Return each line of the listing below, unchanged, and omit the images.
-.-.-
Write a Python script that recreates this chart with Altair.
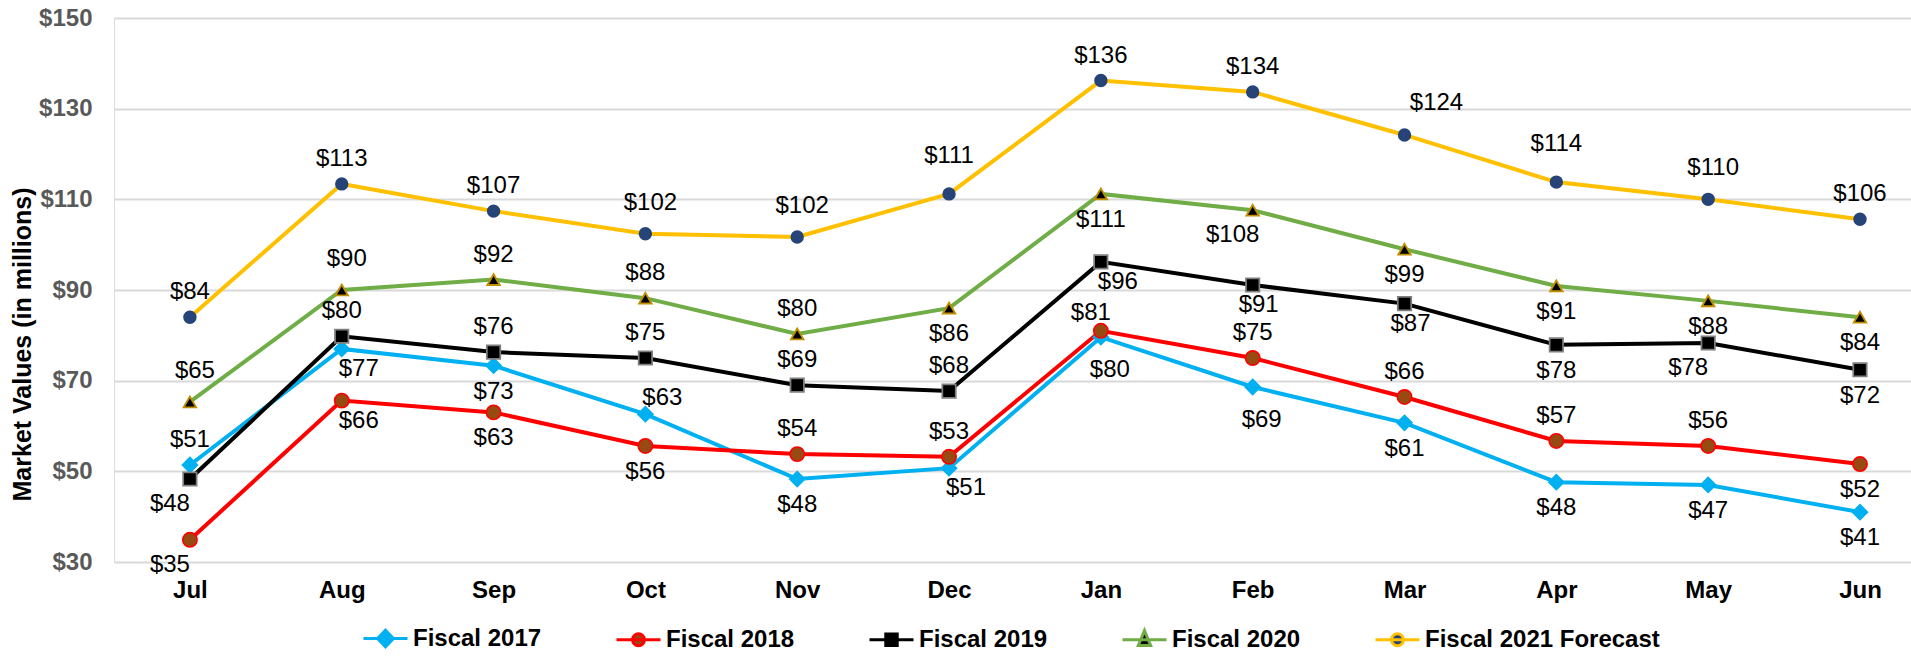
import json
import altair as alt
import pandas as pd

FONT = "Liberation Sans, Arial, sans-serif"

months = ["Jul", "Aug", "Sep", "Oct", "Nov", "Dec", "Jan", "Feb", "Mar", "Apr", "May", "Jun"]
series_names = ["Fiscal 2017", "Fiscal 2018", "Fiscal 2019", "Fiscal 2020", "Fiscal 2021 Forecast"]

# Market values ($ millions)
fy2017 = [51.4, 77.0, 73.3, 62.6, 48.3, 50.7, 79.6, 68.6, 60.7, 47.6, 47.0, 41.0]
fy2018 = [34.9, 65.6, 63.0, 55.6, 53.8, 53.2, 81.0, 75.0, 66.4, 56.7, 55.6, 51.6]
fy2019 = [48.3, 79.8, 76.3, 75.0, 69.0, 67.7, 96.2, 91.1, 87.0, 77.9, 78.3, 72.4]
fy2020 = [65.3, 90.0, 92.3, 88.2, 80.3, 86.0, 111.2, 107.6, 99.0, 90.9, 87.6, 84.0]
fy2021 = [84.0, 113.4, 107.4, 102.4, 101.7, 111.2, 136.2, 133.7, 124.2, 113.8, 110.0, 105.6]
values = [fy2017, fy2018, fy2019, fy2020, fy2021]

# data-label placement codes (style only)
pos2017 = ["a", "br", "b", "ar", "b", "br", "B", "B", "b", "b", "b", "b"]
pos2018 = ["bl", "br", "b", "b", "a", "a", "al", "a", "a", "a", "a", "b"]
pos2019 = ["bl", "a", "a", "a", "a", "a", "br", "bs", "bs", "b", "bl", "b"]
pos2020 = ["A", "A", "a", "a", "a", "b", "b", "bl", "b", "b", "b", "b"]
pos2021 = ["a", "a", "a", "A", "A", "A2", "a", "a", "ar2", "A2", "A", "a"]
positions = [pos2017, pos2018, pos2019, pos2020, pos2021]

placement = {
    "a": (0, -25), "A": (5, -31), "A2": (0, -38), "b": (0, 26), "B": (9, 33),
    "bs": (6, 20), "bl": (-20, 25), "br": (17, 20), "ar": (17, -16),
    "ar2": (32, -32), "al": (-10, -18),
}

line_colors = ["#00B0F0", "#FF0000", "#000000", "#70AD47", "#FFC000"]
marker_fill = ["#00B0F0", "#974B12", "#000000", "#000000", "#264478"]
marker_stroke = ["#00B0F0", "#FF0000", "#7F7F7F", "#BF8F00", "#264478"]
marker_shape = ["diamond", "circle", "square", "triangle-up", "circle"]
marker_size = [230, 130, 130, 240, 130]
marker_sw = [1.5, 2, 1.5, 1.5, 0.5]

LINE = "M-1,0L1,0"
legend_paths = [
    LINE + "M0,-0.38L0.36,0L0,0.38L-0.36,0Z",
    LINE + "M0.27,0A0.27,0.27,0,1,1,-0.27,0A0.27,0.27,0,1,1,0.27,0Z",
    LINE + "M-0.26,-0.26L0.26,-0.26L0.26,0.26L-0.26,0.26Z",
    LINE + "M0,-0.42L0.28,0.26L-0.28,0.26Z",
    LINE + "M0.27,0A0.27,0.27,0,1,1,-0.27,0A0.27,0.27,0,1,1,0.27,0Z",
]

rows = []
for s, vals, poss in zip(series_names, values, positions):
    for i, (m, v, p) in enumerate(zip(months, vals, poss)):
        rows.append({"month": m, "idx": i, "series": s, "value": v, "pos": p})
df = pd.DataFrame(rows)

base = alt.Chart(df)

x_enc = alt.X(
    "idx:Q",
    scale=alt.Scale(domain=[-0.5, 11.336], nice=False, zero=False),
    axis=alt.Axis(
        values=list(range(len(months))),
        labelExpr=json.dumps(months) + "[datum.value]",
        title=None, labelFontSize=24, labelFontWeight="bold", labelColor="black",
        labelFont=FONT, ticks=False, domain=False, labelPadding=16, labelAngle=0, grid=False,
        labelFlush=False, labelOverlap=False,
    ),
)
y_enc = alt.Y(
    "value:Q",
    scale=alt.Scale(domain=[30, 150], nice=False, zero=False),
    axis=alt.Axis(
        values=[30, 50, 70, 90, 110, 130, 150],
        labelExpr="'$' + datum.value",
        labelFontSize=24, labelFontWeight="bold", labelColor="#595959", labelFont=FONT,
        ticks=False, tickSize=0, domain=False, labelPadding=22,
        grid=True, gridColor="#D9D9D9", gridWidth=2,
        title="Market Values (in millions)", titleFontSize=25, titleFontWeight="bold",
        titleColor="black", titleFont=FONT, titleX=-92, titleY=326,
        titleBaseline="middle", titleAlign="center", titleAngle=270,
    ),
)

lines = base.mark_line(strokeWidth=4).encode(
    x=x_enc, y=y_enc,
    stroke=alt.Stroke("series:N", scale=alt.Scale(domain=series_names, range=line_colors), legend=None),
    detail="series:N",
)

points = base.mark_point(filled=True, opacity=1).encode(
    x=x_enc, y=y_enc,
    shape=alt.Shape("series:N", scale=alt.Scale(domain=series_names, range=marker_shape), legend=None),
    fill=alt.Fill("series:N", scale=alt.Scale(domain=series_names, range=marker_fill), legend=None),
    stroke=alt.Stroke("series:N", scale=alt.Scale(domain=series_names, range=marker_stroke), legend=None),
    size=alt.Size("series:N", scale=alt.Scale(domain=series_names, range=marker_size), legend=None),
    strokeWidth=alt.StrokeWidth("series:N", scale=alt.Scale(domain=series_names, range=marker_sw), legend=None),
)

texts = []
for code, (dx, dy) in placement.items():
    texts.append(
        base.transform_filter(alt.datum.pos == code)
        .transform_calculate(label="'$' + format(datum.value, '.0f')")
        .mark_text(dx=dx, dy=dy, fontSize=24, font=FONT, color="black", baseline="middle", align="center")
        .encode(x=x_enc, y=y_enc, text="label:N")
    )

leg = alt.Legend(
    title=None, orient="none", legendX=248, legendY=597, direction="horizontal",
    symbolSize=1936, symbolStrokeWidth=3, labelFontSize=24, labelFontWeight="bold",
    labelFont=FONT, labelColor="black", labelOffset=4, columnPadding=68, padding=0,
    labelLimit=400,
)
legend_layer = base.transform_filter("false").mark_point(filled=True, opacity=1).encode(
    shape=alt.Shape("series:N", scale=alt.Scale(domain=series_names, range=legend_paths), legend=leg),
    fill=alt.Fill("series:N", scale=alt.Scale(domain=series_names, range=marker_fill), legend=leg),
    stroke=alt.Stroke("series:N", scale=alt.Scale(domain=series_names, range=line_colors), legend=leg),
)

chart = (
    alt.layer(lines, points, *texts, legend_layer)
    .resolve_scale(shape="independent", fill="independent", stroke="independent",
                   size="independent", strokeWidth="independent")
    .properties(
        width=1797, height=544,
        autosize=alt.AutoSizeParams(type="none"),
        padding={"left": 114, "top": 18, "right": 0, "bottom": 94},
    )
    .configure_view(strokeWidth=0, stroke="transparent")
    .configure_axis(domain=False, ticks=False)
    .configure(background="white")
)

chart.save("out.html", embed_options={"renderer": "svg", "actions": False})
-.-.-
Output below:
Write a Python script that recreates this chart with Altair.
import json
import altair as alt
import pandas as pd

FONT = "Liberation Sans, Arial, sans-serif"

months = ["Jul", "Aug", "Sep", "Oct", "Nov", "Dec", "Jan", "Feb", "Mar", "Apr", "May", "Jun"]
series_names = ["Fiscal 2017", "Fiscal 2018", "Fiscal 2019", "Fiscal 2020", "Fiscal 2021 Forecast"]

# Market values ($ millions)
fy2017 = [51.4, 77.0, 73.3, 62.6, 48.3, 50.7, 79.6, 68.6, 60.7, 47.6, 47.0, 41.0]
fy2018 = [34.9, 65.6, 63.0, 55.6, 53.8, 53.2, 81.0, 75.0, 66.4, 56.7, 55.6, 51.6]
fy2019 = [48.3, 79.8, 76.3, 75.0, 69.0, 67.7, 96.2, 91.1, 87.0, 77.9, 78.3, 72.4]
fy2020 = [65.3, 90.0, 92.3, 88.2, 80.3, 86.0, 111.2, 107.6, 99.0, 90.9, 87.6, 84.0]
fy2021 = [84.0, 113.4, 107.4, 102.4, 101.7, 111.2, 136.2, 133.7, 124.2, 113.8, 110.0, 105.6]
values = [fy2017, fy2018, fy2019, fy2020, fy2021]

# data-label placement codes (style only)
pos2017 = ["a", "br", "b", "ar", "b", "br", "B", "B", "b", "b", "b", "b"]
pos2018 = ["bl", "br", "b", "b", "a", "a", "al", "a", "a", "a", "a", "b"]
pos2019 = ["bl", "a", "a", "a", "a", "a", "br", "bs", "bs", "b", "bl", "b"]
pos2020 = ["A", "A", "a", "a", "a", "b", "b", "bl", "b", "b", "b", "b"]
pos2021 = ["a", "a", "a", "A", "A", "A2", "a", "a", "ar2", "A2", "A", "a"]
positions = [pos2017, pos2018, pos2019, pos2020, pos2021]

placement = {
    "a": (0, -25), "A": (5, -31), "A2": (0, -38), "b": (0, 26), "B": (9, 33),
    "bs": (6, 20), "bl": (-20, 25), "br": (17, 20), "ar": (17, -16),
    "ar2": (32, -32), "al": (-10, -18),
}

line_colors = ["#00B0F0", "#FF0000", "#000000", "#70AD47", "#FFC000"]
marker_fill = ["#00B0F0", "#974B12", "#000000", "#000000", "#264478"]
marker_stroke = ["#00B0F0", "#FF0000", "#7F7F7F", "#BF8F00", "#264478"]
marker_shape = ["diamond", "circle", "square", "triangle-up", "circle"]
marker_size = [230, 130, 130, 240, 130]
marker_sw = [1.5, 2, 1.5, 1.5, 0.5]

LINE = "M-1,0L1,0"
legend_paths = [
    LINE + "M0,-0.38L0.36,0L0,0.38L-0.36,0Z",
    LINE + "M0.27,0A0.27,0.27,0,1,1,-0.27,0A0.27,0.27,0,1,1,0.27,0Z",
    LINE + "M-0.26,-0.26L0.26,-0.26L0.26,0.26L-0.26,0.26Z",
    LINE + "M0,-0.42L0.28,0.26L-0.28,0.26Z",
    LINE + "M0.27,0A0.27,0.27,0,1,1,-0.27,0A0.27,0.27,0,1,1,0.27,0Z",
]

rows = []
for s, vals, poss in zip(series_names, values, positions):
    for i, (m, v, p) in enumerate(zip(months, vals, poss)):
        rows.append({"month": m, "idx": i, "series": s, "value": v, "pos": p})
df = pd.DataFrame(rows)

base = alt.Chart(df)

x_enc = alt.X(
    "idx:Q",
    scale=alt.Scale(domain=[-0.5, 11.336], nice=False, zero=False),
    axis=alt.Axis(
        values=list(range(len(months))),
        labelExpr=json.dumps(months) + "[datum.value]",
        title=None, labelFontSize=24, labelFontWeight="bold", labelColor="black",
        labelFont=FONT, ticks=False, domain=False, labelPadding=16, labelAngle=0, grid=False,
        labelFlush=False, labelOverlap=False,
    ),
)
y_enc = alt.Y(
    "value:Q",
    scale=alt.Scale(domain=[30, 150], nice=False, zero=False),
    axis=alt.Axis(
        values=[30, 50, 70, 90, 110, 130, 150],
        labelExpr="'$' + datum.value",
        labelFontSize=24, labelFontWeight="bold", labelColor="#595959", labelFont=FONT,
        ticks=False, tickSize=0, domain=False, labelPadding=22,
        grid=True, gridColor="#D9D9D9", gridWidth=2,
        title="Market Values (in millions)", titleFontSize=25, titleFontWeight="bold",
        titleColor="black", titleFont=FONT, titleX=-92, titleY=326,
        titleBaseline="middle", titleAlign="center", titleAngle=270,
    ),
)

lines = base.mark_line(strokeWidth=4).encode(
    x=x_enc, y=y_enc,
    stroke=alt.Stroke("series:N", scale=alt.Scale(domain=series_names, range=line_colors), legend=None),
    detail="series:N",
)

points = base.mark_point(filled=True, opacity=1).encode(
    x=x_enc, y=y_enc,
    shape=alt.Shape("series:N", scale=alt.Scale(domain=series_names, range=marker_shape), legend=None),
    fill=alt.Fill("series:N", scale=alt.Scale(domain=series_names, range=marker_fill), legend=None),
    stroke=alt.Stroke("series:N", scale=alt.Scale(domain=series_names, range=marker_stroke), legend=None),
    size=alt.Size("series:N", scale=alt.Scale(domain=series_names, range=marker_size), legend=None),
    strokeWidth=alt.StrokeWidth("series:N", scale=alt.Scale(domain=series_names, range=marker_sw), legend=None),
)

texts = []
for code, (dx, dy) in placement.items():
    texts.append(
        base.transform_filter(alt.datum.pos == code)
        .transform_calculate(label="'$' + format(datum.value, '.0f')")
        .mark_text(dx=dx, dy=dy, fontSize=24, font=FONT, color="black", baseline="middle", align="center")
        .encode(x=x_enc, y=y_enc, text="label:N")
    )

leg = alt.Legend(
    title=None, orient="none", legendX=248, legendY=597, direction="horizontal",
    symbolSize=1936, symbolStrokeWidth=3, labelFontSize=24, labelFontWeight="bold",
    labelFont=FONT, labelColor="black", labelOffset=4, columnPadding=68, padding=0,
    labelLimit=400,
)
legend_layer = base.transform_filter("false").mark_point(filled=True, opacity=1).encode(
    shape=alt.Shape("series:N", scale=alt.Scale(domain=series_names, range=legend_paths), legend=leg),
    fill=alt.Fill("series:N", scale=alt.Scale(domain=series_names, range=marker_fill), legend=leg),
    stroke=alt.Stroke("series:N", scale=alt.Scale(domain=series_names, range=line_colors), legend=leg),
)

chart = (
    alt.layer(lines, points, *texts, legend_layer)
    .resolve_scale(shape="independent", fill="independent", stroke="independent",
                   size="independent", strokeWidth="independent")
    .properties(
        width=1797, height=544,
        autosize=alt.AutoSizeParams(type="none"),
        padding={"left": 114, "top": 18, "right": 0, "bottom": 94},
    )
    .configure_view(strokeWidth=0, stroke="transparent")
    .configure_axis(domain=False, ticks=False)
    .configure(background="white")
)

chart.save("out.html", embed_options={"renderer": "svg", "actions": False})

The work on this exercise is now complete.